WORK REQUIRED: Only the lines from the start of the data to the line containing "ax.yaxis.set_label_coords(-0.164, 0.459)", both included, should be output, exactly and without pictures.
===
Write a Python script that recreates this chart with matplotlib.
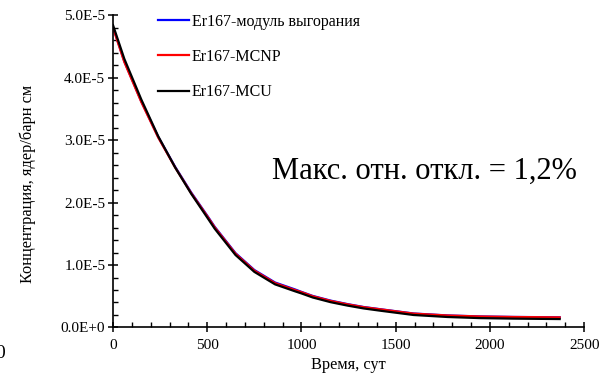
import numpy as np
import matplotlib
matplotlib.use("Agg")
import matplotlib.pyplot as plt
from matplotlib.ticker import MultipleLocator, FuncFormatter

plt.rcParams['font.family'] = ['Liberation Serif', 'DejaVu Serif']

# time, days
days = [0, 60, 150, 240, 330, 415, 500, 540, 650, 750, 860, 965, 1000, 1060,
        1155, 1245, 1330, 1420, 1595, 1775, 1950, 2125, 2370]

# Er167 concentration, 1e-5 nuclei/barn cm
mcu = [4.84, 4.30, 3.65, 3.06, 2.56, 2.14, 1.76, 1.58, 1.16, 0.89, 0.69, 0.58,
       0.545, 0.48, 0.405, 0.35, 0.305, 0.268, 0.20, 0.168, 0.150, 0.142, 0.135]
mcnp = [4.80, 4.25, 3.61, 3.04, 2.56, 2.15, 1.78, 1.60, 1.18, 0.91, 0.71, 0.60,
        0.565, 0.50, 0.425, 0.37, 0.325, 0.29, 0.222, 0.192, 0.176, 0.168, 0.162]
burnup = [4.81, 4.26, 3.62, 3.05, 2.57, 2.16, 1.79, 1.61, 1.19, 0.92, 0.72, 0.61,
          0.57, 0.505, 0.43, 0.374, 0.328, 0.292, 0.224, 0.193, 0.177, 0.169, 0.163]

labels = ["Er167-модуль выгорания", "Er167-MCNP", "Er167-MCU"]
colors = ["#0000ff", "#ff0000", "#000000"]

fig = plt.figure(figsize=(6.01, 3.76), dpi=100)
ax = fig.add_axes([0.188, 0.129, 0.784, 0.831])

for vals, lab, col in zip([burnup, mcnp, mcu], labels, colors):
    ax.plot(days, np.array(vals) * 1e-5, color=col, lw=1.6, label=lab)

ax.set_xlim(0, 2500)
ax.set_ylim(0, 5e-5)
ax.xaxis.set_major_locator(MultipleLocator(500))
ax.xaxis.set_minor_locator(MultipleLocator(100))
ax.yaxis.set_major_locator(MultipleLocator(1e-5))
ax.yaxis.set_minor_locator(MultipleLocator(2e-6))

def sci_fmt(v, pos):
    if abs(v) < 1e-12:
        return "0.0E+0"
    e = int(np.floor(np.log10(abs(v))))
    return f"{v / 10**e:.1f}E{e}"

ax.yaxis.set_major_formatter(FuncFormatter(sci_fmt))

for s in ["top", "right"]:
    ax.spines[s].set_visible(False)
for s in ["left", "bottom"]:
    ax.spines[s].set_linewidth(1.2)

ax.tick_params(which="major", direction="inout", length=7, width=1.1, labelsize=11)
ax.tick_params(which="minor", direction="in", length=3.5, width=1.0)
ax.tick_params(axis="x", pad=5)
ax.tick_params(axis="y", pad=2)

ax.set_xlabel("Время, сут", fontsize=11.8)
ax.set_ylabel("Концентрация, ядер/барн см", fontsize=11.8)
ax.xaxis.set_label_coords(0.5, -0.095)
ax.yaxis.set_label_coords(-0.164, 0.459)

ax.legend(loc="upper left", bbox_to_anchor=(0.064, 1.05), frameon=False,
          fontsize=11.5, handlelength=2.0, handletextpad=0.15, labelspacing=1.2)

ax.text(845, 2.5e-5, "Макс. отн. откл. = 1,2%", fontsize=22, va="center", ha="left")

# stray clipped label at the left edge
fig.text(0.0, 0.059, "0", fontsize=14, ha="center", va="center")

fig.savefig("out.png", dpi=100)
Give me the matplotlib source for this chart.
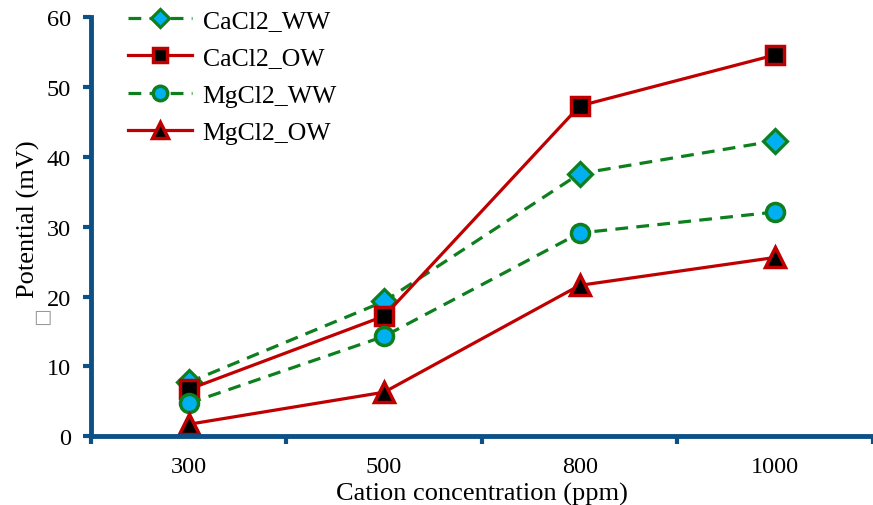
import numpy as np
import matplotlib.pyplot as plt

plt.rcParams['font.family'] = ['Liberation Serif', 'DejaVu Sans']

categories = ["300", "500", "800", "1000"]
cacl2_ww = [7.7, 19.3, 37.6, 42.3]
cacl2_ow = [6.7, 17.2, 47.3, 54.6]
mgcl2_ww = [4.7, 14.3, 29.1, 32.1]
mgcl2_ow = [1.7, 6.3, 21.6, 25.6]

green = '#0E7F1E'
red = '#C00000'
cyan = '#00B0F0'
blue = '#0B5086'

fig = plt.figure(figsize=(8.73, 5.06), dpi=100)
ax = fig.add_axes([0.104, 0.136, 0.896, 0.828])

x = np.arange(len(categories))
ax.plot(x, cacl2_ww, color=green, lw=2.3, ls=(0, (4, 2.6)), marker='D', ms=12,
        mfc=cyan, mec=green, mew=2.3, label='CaCl2_WW')
ax.plot(x, cacl2_ow, color=red, lw=2.3, marker='s', ms=13,
        mfc='black', mec=red, mew=2.5, label='CaCl2_OW')
ax.plot(x, mgcl2_ww, color=green, lw=2.3, ls=(0, (4, 2.6)), marker='o', ms=13,
        mfc=cyan, mec=green, mew=2.5, label='MgCl2_WW')
ax.plot(x, mgcl2_ow, color=red, lw=2.3, marker='^', ms=14,
        mfc='black', mec=red, mew=2.5, label='MgCl2_OW')

ax.set_xlim(-0.5, 3.5)
ax.set_ylim(0, 60)
ax.set_yticks(range(0, 61, 10))
ax.set_xticks(np.arange(-0.5, 3.6, 1))
ax.set_xticklabels([])
ax.set_xticks(x, minor=True)
ax.set_xticklabels(categories, minor=True)
ax.tick_params(axis='x', which='minor', length=0, labelsize=17.5, pad=14.5)
ax.tick_params(axis='y', which='major', pad=8.5)
ax.tick_params(axis='both', which='major', color=blue, width=3, length=6,
               labelsize=17.5, direction='out')

for s in ['top', 'right']:
    ax.spines[s].set_visible(False)
for s in ['left', 'bottom']:
    ax.spines[s].set_color(blue)
    ax.spines[s].set_linewidth(3.5)

ax.set_xlabel('Cation concentration (ppm)', fontsize=19, labelpad=3)
ax.set_ylabel('Potential (mV)', fontsize=19)
ax.yaxis.set_label_coords(-0.065, 0.52)

ax.legend(loc='upper left', bbox_to_anchor=(0.018, 1.074), frameon=False,
          fontsize=18.5, handlelength=2.5, labelspacing=0.55, handletextpad=0.4,
          markerscale=0.8)

fig.text(0.038, 0.362, '\u25a1', fontsize=14, color='#999999', family='DejaVu Sans')

fig.savefig('out.png', dpi=100)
===
REPLY:
Write a Python script that recreates this chart with matplotlib.
import numpy as np
import matplotlib
matplotlib.use("Agg")
import matplotlib.pyplot as plt
from matplotlib.ticker import MultipleLocator, FuncFormatter

plt.rcParams['font.family'] = ['Liberation Serif', 'DejaVu Serif']

# time, days
days = [0, 60, 150, 240, 330, 415, 500, 540, 650, 750, 860, 965, 1000, 1060,
        1155, 1245, 1330, 1420, 1595, 1775, 1950, 2125, 2370]

# Er167 concentration, 1e-5 nuclei/barn cm
mcu = [4.84, 4.30, 3.65, 3.06, 2.56, 2.14, 1.76, 1.58, 1.16, 0.89, 0.69, 0.58,
       0.545, 0.48, 0.405, 0.35, 0.305, 0.268, 0.20, 0.168, 0.150, 0.142, 0.135]
mcnp = [4.80, 4.25, 3.61, 3.04, 2.56, 2.15, 1.78, 1.60, 1.18, 0.91, 0.71, 0.60,
        0.565, 0.50, 0.425, 0.37, 0.325, 0.29, 0.222, 0.192, 0.176, 0.168, 0.162]
burnup = [4.81, 4.26, 3.62, 3.05, 2.57, 2.16, 1.79, 1.61, 1.19, 0.92, 0.72, 0.61,
          0.57, 0.505, 0.43, 0.374, 0.328, 0.292, 0.224, 0.193, 0.177, 0.169, 0.163]

labels = ["Er167-модуль выгорания", "Er167-MCNP", "Er167-MCU"]
colors = ["#0000ff", "#ff0000", "#000000"]

fig = plt.figure(figsize=(6.01, 3.76), dpi=100)
ax = fig.add_axes([0.188, 0.129, 0.784, 0.831])

for vals, lab, col in zip([burnup, mcnp, mcu], labels, colors):
    ax.plot(days, np.array(vals) * 1e-5, color=col, lw=1.6, label=lab)

ax.set_xlim(0, 2500)
ax.set_ylim(0, 5e-5)
ax.xaxis.set_major_locator(MultipleLocator(500))
ax.xaxis.set_minor_locator(MultipleLocator(100))
ax.yaxis.set_major_locator(MultipleLocator(1e-5))
ax.yaxis.set_minor_locator(MultipleLocator(2e-6))

def sci_fmt(v, pos):
    if abs(v) < 1e-12:
        return "0.0E+0"
    e = int(np.floor(np.log10(abs(v))))
    return f"{v / 10**e:.1f}E{e}"

ax.yaxis.set_major_formatter(FuncFormatter(sci_fmt))

for s in ["top", "right"]:
    ax.spines[s].set_visible(False)
for s in ["left", "bottom"]:
    ax.spines[s].set_linewidth(1.2)

ax.tick_params(which="major", direction="inout", length=7, width=1.1, labelsize=11)
ax.tick_params(which="minor", direction="in", length=3.5, width=1.0)
ax.tick_params(axis="x", pad=5)
ax.tick_params(axis="y", pad=2)

ax.set_xlabel("Время, сут", fontsize=11.8)
ax.set_ylabel("Концентрация, ядер/барн см", fontsize=11.8)
ax.xaxis.set_label_coords(0.5, -0.095)
ax.yaxis.set_label_coords(-0.164, 0.459)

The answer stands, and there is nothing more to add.